Une directive européenne était censée être adoptée par le Conseil fin 2020, avant une transposition par les États membres. Mais la crise sanitaire liée à l'épidémie de Covid-19 a balayé ce calendrier et le texte sur la fin du changement d'heure « n’est plus à l’ordre du jour et ne devrait pas être discuté dans un avenir proche »(2).

Suite à la consultation publique, la Commission européenne avait proposé en septembre 2018 de supprimer le changement d'heure dès 2019. 

En mars 2019, le Parlement européen avait acté sa suppression par 410 voix pour (et 192 contre) et entériné son application pour 2021(3).

Mais les députés européens avaient souhaité "que les pays de l'UE et la Commission se coordonnent pour garantir que l'application de l'heure d'été dans certains pays et de l'heure d'hiver dans d'autres ne perturbe pas le fonctionnement du marché intérieur". "On ne peut pas se permettre d'avoir un patchwork d'heures différentes dans l'Union européenne, en conséquence nous attendons des États membres qu'ils coordonnent leurs décisions", avait insisté l'eurodéputée suédoise Marita Ulvskog (S&D, gauche), rapporteure du texte.

"Les citoyens nous disent qu'ils sont fatigués de changer d'heure deux fois par an, ils ne veulent plus que leurs rythmes biologiques soient perturbés.

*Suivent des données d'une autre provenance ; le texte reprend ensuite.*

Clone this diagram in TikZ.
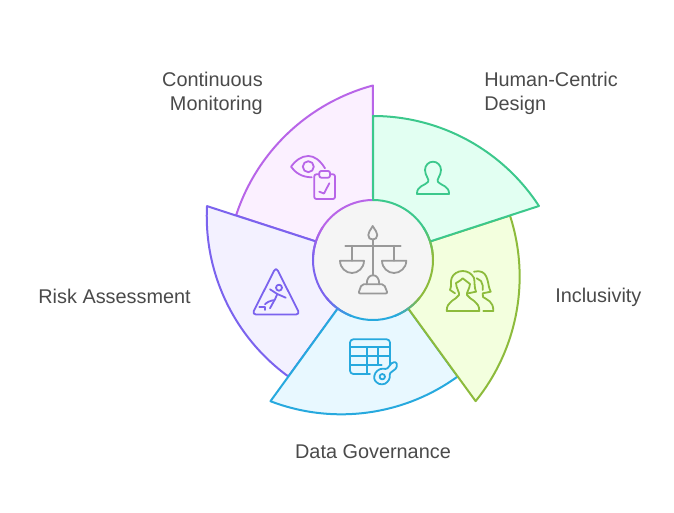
\documentclass[tikz,border=0pt]{standalone}
\usepackage{fontspec}
\setmainfont{Liberation Sans}
\definecolor{monitorline}{HTML}{B865E8}
\definecolor{monitorfill}{HTML}{FBF0FF}
\definecolor{riskline}{HTML}{7B63EE}
\definecolor{riskfill}{HTML}{F3F1FF}
\definecolor{dataline}{HTML}{27A9DE}
\definecolor{datafill}{HTML}{E8F8FF}
\definecolor{inclusiveline}{HTML}{8DBB3C}
\definecolor{inclusivefill}{HTML}{F3FFDE}
\definecolor{humanline}{HTML}{3CC88C}
\definecolor{humanfill}{HTML}{E2FFF2}
\definecolor{hubfill}{HTML}{F5F5F5}
\definecolor{hubline}{HTML}{999999}
\definecolor{labeltext}{HTML}{4A4A4A}
\tikzset{
  sectorline/.style={line width=1.5pt},
  iconline/.style={line width=1.35pt},
  label/.style={font=\fontsize{14.9}{18}\selectfont,text=labeltext,inner sep=0pt},
}
\begin{document}
\begin{tikzpicture}[line cap=round,line join=round,x=0.75pt,y=0.75pt]
\useasboundingbox (-373,-253) rectangle (301,260);
\node[circle,fill=hubfill,minimum size=90pt,inner sep=0pt] (hub) at (0,0) {};
\foreach \a/\fillc/\linec in {162/monitorfill/monitorline,234/riskfill/riskline,306/datafill/dataline,18/inclusivefill/inclusiveline,90/humanfill/humanline}
  \draw[sectorline,fill=\fillc,draw=\linec] (\a:60) -- (\a:144)
    arc[start angle=\a,end angle=\a-56.95,radius=198] -- (\a-72:60)
    arc[start angle=\a-72,end angle=\a,radius=60] -- cycle;
\foreach \a/\cola/\colb in {162/monitorline/riskline,234/riskline/dataline,306/dataline/inclusiveline,18/inclusiveline/humanline}
  \foreach \i in {0,10,...,90}
    \draw[sectorline,line cap=butt,draw=\colb!\i!\cola] (\a-15+0.3*\i:60) arc[start angle=\a-15+0.3*\i,end angle=\a-12+0.3*\i,radius=60];
\begin{scope}[shift={(-373,260)},yscale=-1]
\node[label,anchor=east,align=right] (monitorlabel) at (263,93) {Continuous\\Monitoring};
\node[label,anchor=west,align=left] (humanlabel) at (484,93) {Human-Centric\\Design};
\node[label,anchor=east] (risklabel) at (191,296) {Risk Assessment};
\node[label,anchor=west] (inclusivelabel) at (555,297) {Inclusivity};
\node[label] (datalabel) at (373,452) {Data Governance};
% scales
\begin{scope}[iconline,draw=hubline]
\draw (372.7,226) .. controls (370,231) and (368.3,232) .. (368.3,235) .. controls (368.3,238) and (370,239.5) .. (372.7,239.5) .. controls (375.4,239.5) and (377.3,238) .. (377.3,235) .. controls (377.3,232) and (375.4,231) .. (372.7,226) -- cycle;
\draw (372.7,239.5) -- (372.7,275);
\draw (345.3,245.7) -- (400.7,245.7);
\draw (352,245.7) -- (352,260.7);
\draw (394,245.7) -- (394,260.7);
\draw (340,260.7) -- (364,260.7) .. controls (364,268) and (358,273) .. (352,273) .. controls (346,273) and (340,268) .. (340,260.7) -- cycle;
\draw (382,260.7) -- (406.3,260.7) .. controls (406.3,268) and (400,273) .. (394,273) .. controls (388,273) and (382,268) .. (382,260.7) -- cycle;
\draw (366.7,284.3) .. controls (366.7,278) and (369.5,275.3) .. (373,275.3) .. controls (376.5,275.3) and (379.3,278) .. (379.3,284.3);
\draw[rounded corners=1.5pt] (361.7,284.3) -- (384,284.3) -- (387.7,293.5) -- (358.3,293.5) -- cycle;
\end{scope}
% eye and clipboard
\begin{scope}[iconline,draw=monitorline]
\draw (325,168.3) .. controls (320,160) and (314,156) .. (308.3,156) .. controls (301,156) and (295,161) .. (291,166.7) .. controls (295,172.5) and (302,177.3) .. (311.7,177.3);
\draw (308.3,166.7) circle (5.5);
\draw[rounded corners=1.5pt] (319.3,174.3) -- (314.3,174.3) -- (314.3,199) -- (335,199) -- (335,174.3) -- (330,174.3);
\draw[rounded corners=1.5pt] (319.3,171) rectangle (330,177.7);
\draw (319.3,191.7) -- (324,193.5) -- (329.3,183.3);
\end{scope}
% person
\draw[iconline,draw=humanline] (417,194) -- (449,194) .. controls (449.5,186) and (441,185.5) .. (438,182) .. controls (436,179.5) and (441,176) .. (441,170) .. controls (441,165) and (437,161.7) .. (433,161.7) .. controls (429,161.7) and (425,165) .. (425,170) .. controls (425,176) and (430,179.5) .. (428,182) .. controls (425,185.5) and (416.5,186) .. (417,194) -- cycle;
% two persons
\begin{scope}[iconline,draw=inclusiveline]
\draw (446.7,311) -- (479.3,311) .. controls (479.5,301) and (470,300) .. (467,295) .. controls (466,293) and (470,288) .. (470,284) -- (462.7,278.3) .. controls (460,281) and (458,282) .. (456,283) .. controls (456,288) and (460,293) .. (459,295) .. controls (456,300) and (446.5,301) .. (446.7,311) -- cycle;
\draw (455,293.3) -- (450,290) .. controls (452,286) and (450,282) .. (451.7,278) .. controls (453,274) and (458,271) .. (462.7,271) .. controls (468,271) and (472,274) .. (474,278) .. controls (475,282) and (474,287) .. (476,291.7) -- (468.3,293.3);
\draw (474,271.7) .. controls (477,271) and (480,271) .. (482,272) .. controls (486,274) and (487,278) .. (488,282) .. controls (488.5,285) and (489,288) .. (490.7,291.7) -- (482.7,293.3) -- (483,297) .. controls (487,300) and (493.5,301) .. (493.3,311) -- (483.3,311);
\draw (476.7,278.3) -- (481,281) .. controls (483,284) and (483,287) .. (482.7,290);
\end{scope}
% table and key
\begin{scope}[iconline,draw=dataline]
\draw[rounded corners=2.5pt] (370,374) -- (350,374) -- (350,339.3) -- (390,339.3) -- (390,365);
\draw (350,347.3) -- (390,347.3);
\draw (350,356) -- (390,356);
\draw (350,365) -- (381.7,365);
\draw (366.7,347.3) -- (366.7,374);
\draw (378.3,347.3) -- (378.3,365);
\draw (382.3,376.7) circle (2.7);
\draw[rounded corners=1pt] (386.7,369.3) .. controls (384,368.5) and (381,368.5) .. (378.5,370) .. controls (374,373) and (373.5,379) .. (376,381.5) .. controls (379,385) and (385,385) .. (388,381) .. controls (390,378.5) and (390,376) .. (389.3,373.7) -- (396.7,368) -- (396.7,362.3) -- (392.5,362.3) -- (390.5,364.5) -- cycle;
\end{scope}
% warning triangle
\begin{scope}[iconline,draw=riskline]
\draw[rounded corners=3pt] (276,267) -- (300,314.5) -- (252,314.5) -- cycle;
\draw (279,287.7) circle (3);
\draw (270,289.3) -- (277.3,294) -- (285.7,297.7);
\draw (277.3,294) -- (274.7,300) .. controls (271,300.5) and (267,302) .. (265,304.3);
\draw (274,301) -- (270,308.3);
\draw (259.3,307.3) -- (265,307.3) -- (265,310);
\end{scope}
\end{scope}
\end{tikzpicture}
\end{document}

Nous devons prendre cela très au sérieux, en particulier les avertissements des médecins", avait souligné l'eurodéputé tchèque Pavel Svoboda (PPE).

Opposé à ce que les États choisissent chacun l'heure à laquelle ils veulent rester, l'eurodéputé français Renaud Muselier (LR) avait voté contre le texte, évoquant le risque de créer "une usine à gaz".